2015 — 22 May: Friday

If I want to beat the local vultures1 it will soon be time to set off.

The current "height" of my barometer asserts that the current drizzle is implausible. At best. Still, Mother Hubbard's filled storage cupboard (fridge/freezer, technically) now allows me to face the oncoming culinary onslaught of the weekend with equanimity.

I've long been...

... fascinated by colour, perception, 3D image systems, and such like. Not to mention computerised visual analysis systems. It's a little worrying to realise just how poorly-understood these concepts are. Click the pic for more:


Good article. Where "good" is some value that makes my brain hurt.

Saints preserve us!

I may be wrong to lack any form of religious faith. So be it. But were I to sit down to "choose" a belief system to, erm, believe in... I doubt I'd start with any that promulgate the obscene notion of "original sin".

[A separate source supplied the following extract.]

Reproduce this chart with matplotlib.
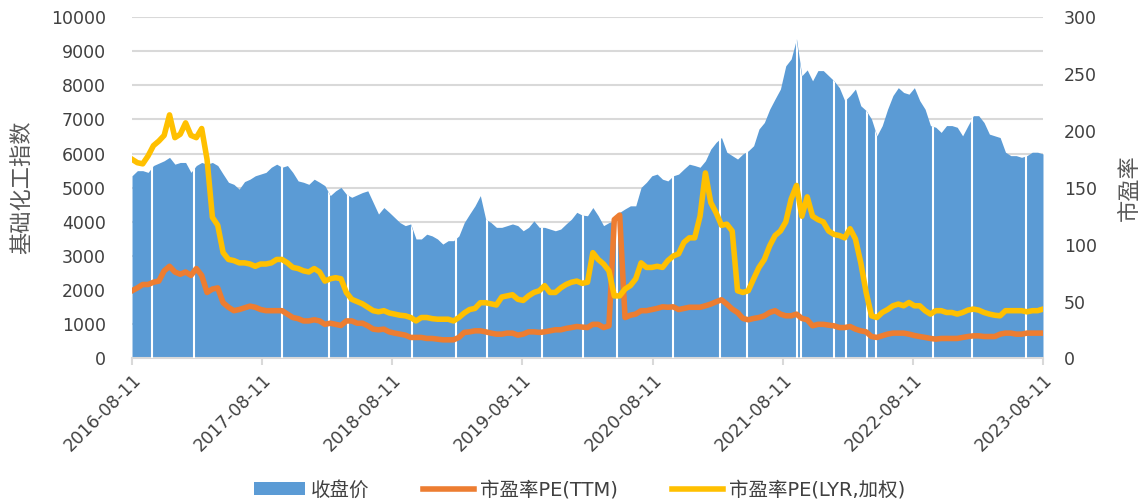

Still, it remains shocking to modern sensibilities, as it was for many people in earlier times, to think that a just deity would damn a newborn simply because no water had touched its forehead. To help make this horrible doctrine somewhat more palatable, the Catholic Church eventually promulgated the idea of limbo, an afterlife realm where unbaptized infants dwelt in a kind of bland contentment, since they were ineligible for the bliss of God's presence in heaven. Limbo, however, was rescinded in 1992.

Michael Dirda, reviewing a book by James Boyce in Washington Post

Why not rescind hellfire while you're at it, Mr Pope?

As one who...

... was once described by Prof Dwight Stevenson of Michigan as wielding a machete (when editing) I read this New Yorker piece about the late William Zinsser with interest. He was a fine writer. (Link.)


... the editor's greatest fear these days is not a claim of plagiarism, or a libel writ; it's those four pitiless letters in the comments section: TL; DR (too long; did not read). And so webmasters worldwide have launched an emergency austerity programme, pruning, paring, compacting everything possible in a frantic attempt to spare our readers a few precious seconds.

Andy Bodle in Grauniad

I seem to have missed that memo. And the one on sentence length / paragraph length. Oops.

It's 13:08 or so...

... and I've just got back from a little expotition to my bank to pay in two of the jigsaw pieces that make up dear Mama's worldly assets in the wake of her recent death. Despite these both being cheques from long-established and 'reputable' names, my bank still allows itself until next Friday (given the Bank Holiday coming up this Monday) to regard them as being "cleared" and I thus can't do more than marvel at those parts of our antiquated system that still respond so sluggishly. Paying Bri the plumber electronically for his most recent work on my wireless thermostat last week hit his account before he'd even driven home across the village.

Still, it all generates interest for our friends in the Financial Services sector. And if we didn't work, how would they eat?


... this is entirely reasonable entertainment. Source and snippet:

There are lots of deep cultural explanations, though myself I blame LSD as much as anything. It gives people a kind of provisional attitude to reality which is hard to shake off, and fairly catching. So people are able to enjoy myths without wondering too much about whether they are true. They work. Some of the more popular myths we play with are ideas of character, or personality, and of soul. None of them are wholly satisfactory: indeed the crisis in the idea of the soul is one of the root causes of the difficulties for religion at the moment. It wouldn't be a difficulty if we didn't have souls, or at least something for which soul is the best world. But we do, as a matter of experience, and we can't work out how they can exist when they are transparently not things.

Andrew Brown in Helmintholog

Virtual, case 4, anyone?

A mis-matched...

... but (I hope) equally entertaining pair of new arrivals:

Book and DVDs

I'm steadily filling in the gaps in my (can you believe?) four-decade-plus growing collection of "Parker" thrillers. When I started buying them in 1972 they cost (generally) 30p each. Today's second-hand omnibus cost £2-24 though its cover price in 2009 was £8-99 — do the maths! (Zero percent inflation. Yeah, right!)



1  Scavenging the shelves of Waitrose.